Para cima ou para baixo, a evolução da popularidade do presidente nos próximos meses e anos dependerá de entregas concretas, que se reflitam em números positivos na economia, tal como ela é percebida no dia-a-dia pela população. Simples assim. Narrativas não bastam, a realidade sempre se impõe.
Por que, então, antecipar a pauta da eleição de 2026, mal iniciado o governo, e já com tantos problemas a enfrentar? A única resposta plausível é que se trata de uma estratégia deliberada: a julgar por janeiro, o plano parece ser prolongar pelos 48 meses do mandato o tom da campanha eleitoral que saiu vitoriosa das urnas, ainda que por uma margem estreitíssima.
Fazem parte dessa estratégia, por exemplo, o tempo e a energia que vêm sendo gastos em ataques a Bolsonaro e até mesmo a Michel Temer, classificado como golpista em mais de uma ocasião recente.
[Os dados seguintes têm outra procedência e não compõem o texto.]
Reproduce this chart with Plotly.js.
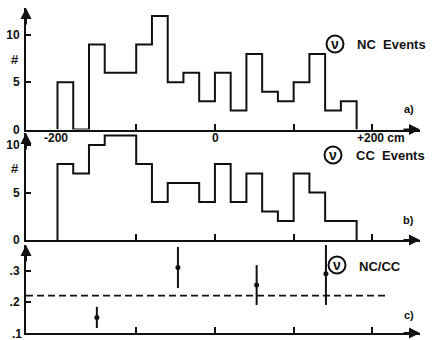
<!DOCTYPE html>
<html><head><meta charset="utf-8">
<script src="https://cdn.plot.ly/plotly-3.0.1.min.js"></script>
<style>html,body{margin:0;padding:0;background:#fff}#c{width:435px;height:340px}</style>
</head><body><div id="c"></div>
<script>
// Data
const binEdges = [-200,-180,-160,-140,-120,-100,-80,-60,-40,-20,0,20,40,60,80,100,120,140,160,180];
const ncCounts = [5,0,9,6,6,9,12,5,6,3,6,2,8,4,3,5,8,2,3];
const ccCounts = [8,7,10,11,11,8,4,6,6,4,8,4,7,3,2,7,5,2,2];
const ratioX = [-150,-47,53,141];
const ratioY = [0.15,0.31,0.254,0.29];
const ratioErr = [0.034,0.066,0.064,0.10];
const ratioMean = 0.22;
const ratioMeanSpan = [-240,220];

function stepXY(edges, counts){
  const x=[edges[0]], y=[0];
  for(let i=0;i<counts.length;i++){x.push(edges[i]);y.push(counts[i]);}
  x.push(edges[counts.length]); y.push(0);
  return {x,y};
}
const W=435,H=340,L=26,R=15;
const px = X => (X-L)/(W-L-R);
const py = Y => 1 - Y/H;

const nc = stepXY(binEdges, ncCounts);
const cc = stepXY(binEdges, ccCounts);
const blk='#111';
const lineS={color:blk,width:2,shape:'hv'};

const traces=[
 {x:nc.x,y:nc.y,xaxis:'x',yaxis:'y',mode:'lines',line:lineS,hoverinfo:'skip'},
 {x:cc.x,y:cc.y,xaxis:'x2',yaxis:'y2',mode:'lines',line:lineS,hoverinfo:'skip'},
 {x:ratioMeanSpan,y:[ratioMean,ratioMean],xaxis:'x3',yaxis:'y3',mode:'lines',line:{color:blk,width:1.6,dash:'7px,4px'}},
 {x:ratioX,y:ratioY,xaxis:'x3',yaxis:'y3',mode:'markers',cliponaxis:false,
  marker:{color:blk,size:5},error_y:{type:'data',array:ratioErr,visible:true,color:blk,thickness:2,width:0}}
];

const font={family:'"Liberation Sans", Arial, sans-serif',size:11,color:blk,weight:'bold'};
const xr=[-240,260.5];
function xax(anchor){return {range:xr,anchor:anchor,showgrid:false,zeroline:false,showline:true,linewidth:2,linecolor:blk,
  ticks:'inside',ticklen:6,tickwidth:2,tickcolor:blk,tickvals:[-100,0,100,200],showticklabels:false,fixedrange:true};}
function yax(domain,range,tv,tt){return {domain:domain,range:range,showgrid:false,zeroline:false,showline:true,linewidth:2,linecolor:blk,
  ticks:'inside',ticklen:5,tickwidth:2,tickcolor:blk,tickvals:tv,ticktext:tt,tickfont:Object.assign({},font,{size:12}),ticklabelstandoff:2,automargin:false,fixedrange:true};}

const layout={
 width:W,height:H,margin:{l:L,r:R,t:0,b:0},paper_bgcolor:'#fff',plot_bgcolor:'rgba(0,0,0,0)',showlegend:false,font:font,
 xaxis:xax('y'),xaxis2:xax('y2'),xaxis3:xax('y3'),
 yaxis:yax([py(129.5),py(8)],[0,(129.5-8)/9.45],[0,5,10],['0','5','10']),
 yaxis2:yax([py(240),py(133)],[0,(240-133)/9.5],[0,5,10],['0','5','10']),
 yaxis3:yax([py(333),py(245)],[0.1,0.1+(333-245)/311.5],[0.2,0.3],['.2','.3']),
 shapes:[],annotations:[]
};
const A=layout.annotations, S=layout.shapes;
function txt(t,X,Y,anchor,size){A.push({text:t,x:px(X),y:py(Y),xref:'paper',yref:'paper',showarrow:false,xanchor:anchor||'center',yanchor:'middle',
  font:Object.assign({},font,{size:size||11})});}
function nu(X,Y){S.push({type:'circle',xref:'paper',yref:'paper',x0:px(X-8.5),x1:px(X+8.5),y0:py(Y+8.5),y1:py(Y-8.5),line:{color:blk,width:2}});
  txt('ν',X,Y,'center',14);}
// arrows
[['y',(129.5-8)/9.45,'x'],['y2',(240-133)/9.5,'x2'],['y3',0.1+(333-245)/311.5,'x3']].forEach(a=>{
  A.push({x:xr[0],y:a[1],xref:a[2],yref:a[0],text:'',showarrow:true,ax:0,ay:18,arrowhead:2,arrowsize:1.1,arrowwidth:2,arrowcolor:blk});
});
[['y',0,'x'],['y2',0,'x2'],['y3',0.1,'x3']].forEach(a=>{
  A.push({x:xr[1],y:a[1],xref:a[2],yref:a[0],text:'',showarrow:true,ax:-18,ay:0,arrowhead:2,arrowsize:1.1,arrowwidth:2,arrowcolor:blk});
});
txt('#',15,59,'center',13);
txt('#',15,168,'center',13);
txt('.1',17,334,'center',12);
txt('-200',56,138,'center',12);
txt('0',215,138,'center',12);
txt('+200 cm',355,138,'left',12);
nu(335,44); txt('NC  Events',355,45,'left',13);
nu(333,155); txt('CC  Events',354,156,'left',13);
nu(337,265); txt('NC/CC',357,266,'left',13);
txt('a)',409,109,'center',11);
txt('b)',408,220,'center',11);
txt('c)',409,315,'center',11);

Plotly.newPlot('c',traces,layout,{staticPlot:true,displayModeBar:false});
</script></body></html>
Até quando esse truque vai funcionar?
Embora a política do acerto de contas e da demonização do ex-presidente possa até satisfazer a parcela mais raivosa da militância de esquerda, ela tende também a estimular ainda mais a rejeição da metade da população que votou em Bolsonaro (e nem todo mundo que votou em Bolsonaro é bolsonarista, diga-se de passagem).
Ora, optar pelo palanque infinito é optar por governar com o apoio de apenas metade da população – ignorando, desprezando e mesmo ofendendo a outra metade, em vez de tentar minimamente conquistá-la (ainda que fosse por esperteza, no caso de faltar o desejo real de pacificar o país).
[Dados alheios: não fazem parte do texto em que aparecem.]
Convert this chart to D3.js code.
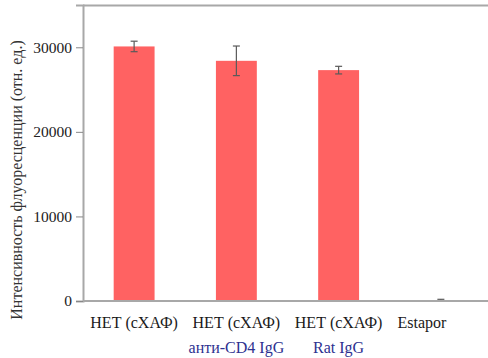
<!DOCTYPE html>
<html>
<head>
<meta charset="utf-8">
<script src="https://cdn.jsdelivr.net/npm/d3@7"></script>
<style>
  html, body { margin: 0; padding: 0; background: #fff; }
  svg { display: block; }
  svg text { font-family: "Liberation Serif", "Times New Roman", serif !important; }
</style>
</head>
<body>
<svg id="chart" width="488" height="358"></svg>
<script>
// Fluorescence intensity per sample group
const categories = ["g1", "g2", "g3", "g4"];
const labelLine1 = ["НЕТ (сХАФ)", "НЕТ (сХАФ)", "НЕТ (сХАФ)", "Estapor"];
const labelLine2 = ["", "анти-CD4 IgG", "Rat IgG", ""];
const values = [30100, 28400, 27300, 80];
const errors = [620, 1750, 450, 120];
const yTicks = [0, 10000, 20000, 30000];
const yTitle = "Интенсивность флуоресценции (отн. ед.)";

const svg = d3.select("#chart");
const m = { left: 83, right: 492, top: 5, bottom: 301 };

const x = d3.scaleBand()
  .domain(categories)
  .range([m.left, m.right])
  .paddingInner(0.6)
  .paddingOuter(0.3);

const y = d3.scaleLinear().domain([0, 35000]).range([m.bottom, m.top]);

// frame: top border
svg.append("line")
  .attr("x1", m.left).attr("x2", 488)
  .attr("y1", m.top + 0.5).attr("y2", m.top + 0.5)
  .attr("stroke", "#a8a8a8").attr("stroke-width", 2);

// bars
svg.append("g").selectAll("rect")
  .data(categories)
  .join("rect")
  .attr("x", d => x(d))
  .attr("width", x.bandwidth())
  .attr("y", (d, i) => y(values[i]))
  .attr("height", (d, i) => y(0) - y(values[i]))
  .attr("fill", "#ff6262");

// error bars
const eb = svg.append("g")
  .attr("stroke", "#5a5a5a").attr("stroke-width", 1.2).attr("fill", "none");
categories.forEach((c, i) => {
  const cx = x(c) + x.bandwidth() / 2;
  const y1 = y(values[i] + errors[i]);
  const y2 = y(Math.max(0, values[i] - errors[i]));
  eb.append("line").attr("x1", cx).attr("x2", cx).attr("y1", y1).attr("y2", y2);
  eb.append("line").attr("x1", cx - 3.5).attr("x2", cx + 3.5).attr("y1", y1).attr("y2", y1);
  eb.append("line").attr("x1", cx - 3.5).attr("x2", cx + 3.5).attr("y1", y2).attr("y2", y2);
});

// y axis
const yAxis = svg.append("g")
  .attr("transform", `translate(${m.left},0)`)
  .call(d3.axisLeft(y).tickValues(yTicks).tickSize(7).tickPadding(4).tickFormat(d3.format("d")));
yAxis.attr("font-family", null);
yAxis.select(".domain").attr("stroke", "#a8a8a8").attr("stroke-width", 2);
yAxis.selectAll(".tick line").attr("stroke", "#888");
yAxis.selectAll(".tick text")
  .attr("font-size", 15.5).attr("fill", "#222");

// x axis baseline
svg.append("line")
  .attr("x1", m.left).attr("x2", 488)
  .attr("y1", m.bottom).attr("y2", m.bottom)
  .attr("stroke", "#a8a8a8").attr("stroke-width", 2);

// category labels
const labelShift = [0, 0, 0, -19];
const lab = svg.append("g").attr("text-anchor", "middle").attr("font-size", 16);
categories.forEach((c, i) => {
  const cx = x(c) + x.bandwidth() / 2 + labelShift[i];
  lab.append("text").attr("x", cx).attr("y", 328).attr("fill", "#1a1a1a").text(labelLine1[i]);
  if (labelLine2[i]) {
    lab.append("text").attr("x", cx).attr("y", 353).attr("fill", "#2d3190").text(labelLine2[i]);
  }
});

// y title
svg.append("text")
  .attr("transform", "translate(22,180) rotate(-90)")
  .attr("text-anchor", "middle")
  .attr("font-size", 16)
  .attr("fill", "#333")
  .text(yTitle);
</script>
</body>
</html>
Talvez o cálculo seja ainda mais complicado. Segundo uma pesquisa do PoderData divulgada no sábado, 28% dos brasileiros se consideram de direita, contra apenas 21% que se consideram de esquerda (20% se dizem de centro e 31% não sabem).
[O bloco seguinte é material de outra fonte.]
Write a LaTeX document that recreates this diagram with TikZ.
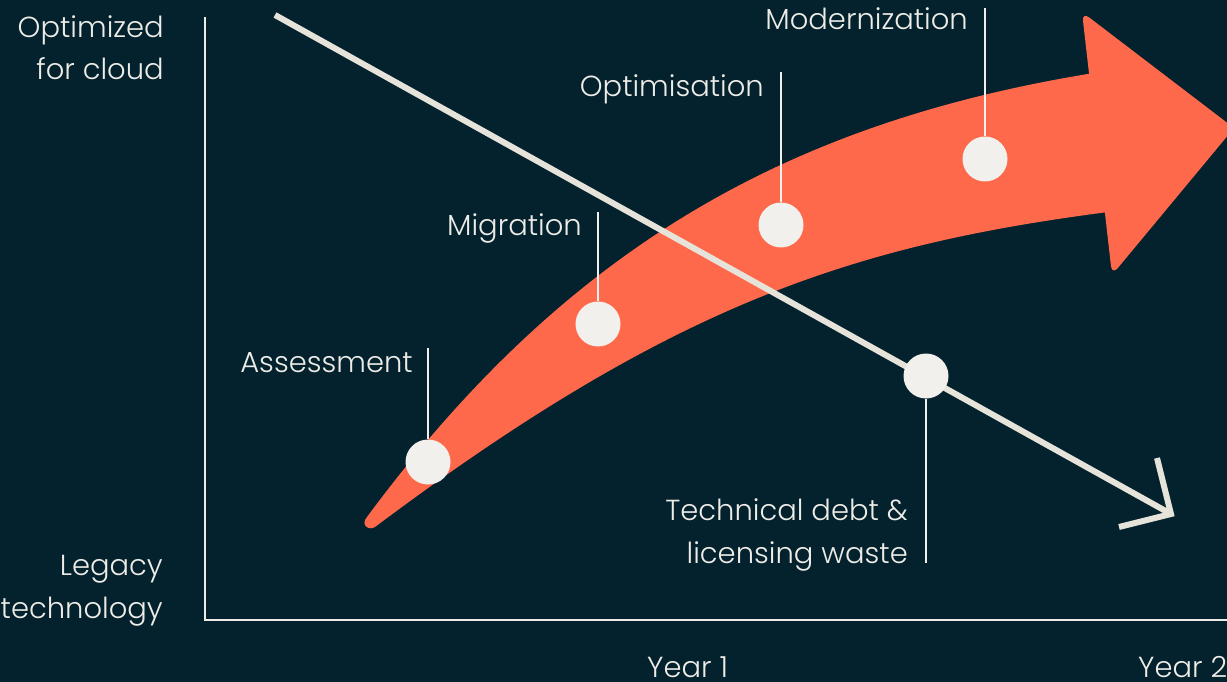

São números impressionantes, considerando a incessante campanha de criminalização da direita promovida pela mídia e mesmo por uma parcela do Judiciário.
Ora, se estes números corresponderem à realidade, um governo claramente de esquerda como o que vem se desenhando só contará com a simpatia incondicional de um em cada cinco brasileiros – o que torna o palanque infinito uma escolha ainda mais imprudente e arriscada.
Até porque aquela parcela da população que votou no atual presidente não por gostar dele, mas por aversão a Bolsonaro, ou que apoiou o atual presidente com a esperança de um governo moderado – incluindo vários economistas famosos, como Henrique Meirelles e Armínio Fraga – já está trocando o otimismo pela apreensão, quando não pelo medo.